Material to process:

▼

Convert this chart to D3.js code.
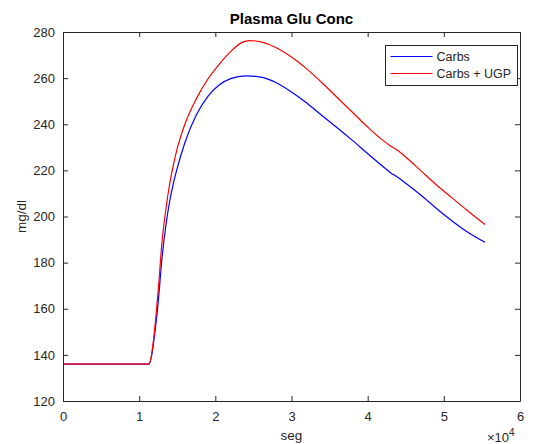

▲
▼

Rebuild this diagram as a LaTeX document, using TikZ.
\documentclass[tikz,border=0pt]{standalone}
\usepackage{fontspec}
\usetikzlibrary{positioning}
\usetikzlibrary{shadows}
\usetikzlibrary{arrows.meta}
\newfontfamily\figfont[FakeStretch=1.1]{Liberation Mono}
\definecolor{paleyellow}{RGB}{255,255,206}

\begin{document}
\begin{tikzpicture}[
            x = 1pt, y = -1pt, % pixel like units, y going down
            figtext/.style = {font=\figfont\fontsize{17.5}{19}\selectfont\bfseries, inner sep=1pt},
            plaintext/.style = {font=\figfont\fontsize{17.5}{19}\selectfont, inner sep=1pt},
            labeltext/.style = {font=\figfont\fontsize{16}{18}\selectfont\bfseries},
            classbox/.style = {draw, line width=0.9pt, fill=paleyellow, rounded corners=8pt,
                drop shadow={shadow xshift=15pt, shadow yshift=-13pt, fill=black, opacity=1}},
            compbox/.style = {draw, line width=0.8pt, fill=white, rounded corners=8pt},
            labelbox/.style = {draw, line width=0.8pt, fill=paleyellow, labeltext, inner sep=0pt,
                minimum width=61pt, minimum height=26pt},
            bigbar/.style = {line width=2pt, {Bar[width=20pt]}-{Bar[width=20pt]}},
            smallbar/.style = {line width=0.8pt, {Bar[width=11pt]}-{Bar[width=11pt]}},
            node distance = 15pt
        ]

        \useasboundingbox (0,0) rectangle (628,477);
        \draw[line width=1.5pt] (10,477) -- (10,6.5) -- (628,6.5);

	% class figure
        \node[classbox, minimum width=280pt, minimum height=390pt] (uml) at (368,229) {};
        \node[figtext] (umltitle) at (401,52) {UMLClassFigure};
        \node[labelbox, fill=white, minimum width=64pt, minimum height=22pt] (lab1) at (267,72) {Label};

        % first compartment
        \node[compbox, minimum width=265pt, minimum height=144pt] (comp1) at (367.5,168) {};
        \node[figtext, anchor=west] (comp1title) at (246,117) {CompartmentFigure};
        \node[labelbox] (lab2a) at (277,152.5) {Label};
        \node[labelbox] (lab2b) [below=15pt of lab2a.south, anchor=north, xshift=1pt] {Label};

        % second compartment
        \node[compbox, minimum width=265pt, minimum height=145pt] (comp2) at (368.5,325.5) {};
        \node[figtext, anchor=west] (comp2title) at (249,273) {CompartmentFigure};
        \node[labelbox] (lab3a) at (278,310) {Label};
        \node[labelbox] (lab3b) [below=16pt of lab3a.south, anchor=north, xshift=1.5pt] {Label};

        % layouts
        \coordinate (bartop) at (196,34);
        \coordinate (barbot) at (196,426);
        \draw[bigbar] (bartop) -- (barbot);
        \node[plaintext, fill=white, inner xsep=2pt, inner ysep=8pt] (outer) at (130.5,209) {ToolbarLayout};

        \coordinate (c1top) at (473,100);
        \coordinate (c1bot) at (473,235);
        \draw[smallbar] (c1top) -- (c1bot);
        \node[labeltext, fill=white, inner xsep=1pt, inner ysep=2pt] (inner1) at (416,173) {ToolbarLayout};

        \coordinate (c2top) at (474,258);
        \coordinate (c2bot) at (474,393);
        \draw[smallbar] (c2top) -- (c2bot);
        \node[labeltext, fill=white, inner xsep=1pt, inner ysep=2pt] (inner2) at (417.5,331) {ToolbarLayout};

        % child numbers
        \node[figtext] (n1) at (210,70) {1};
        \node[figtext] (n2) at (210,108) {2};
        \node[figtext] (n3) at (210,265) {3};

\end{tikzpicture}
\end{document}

▲
▼

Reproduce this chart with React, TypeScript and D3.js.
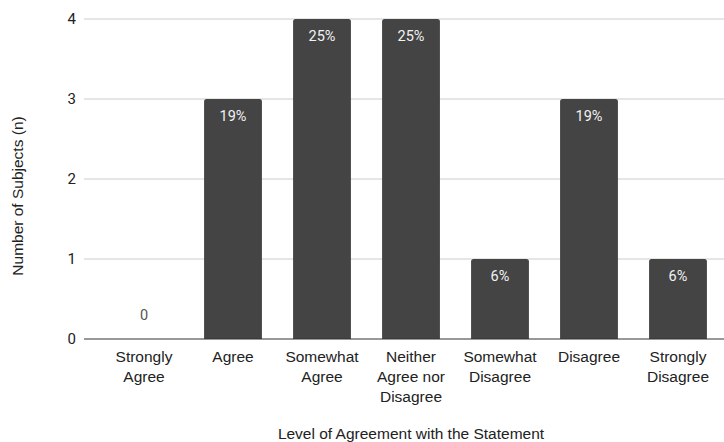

▲

Working from the entries above, return all lines that contain "this".

Written response:
Convert this chart to D3.js code.
Rebuild this diagram as a LaTeX document, using TikZ.
Reproduce this chart with React, TypeScript and D3.js.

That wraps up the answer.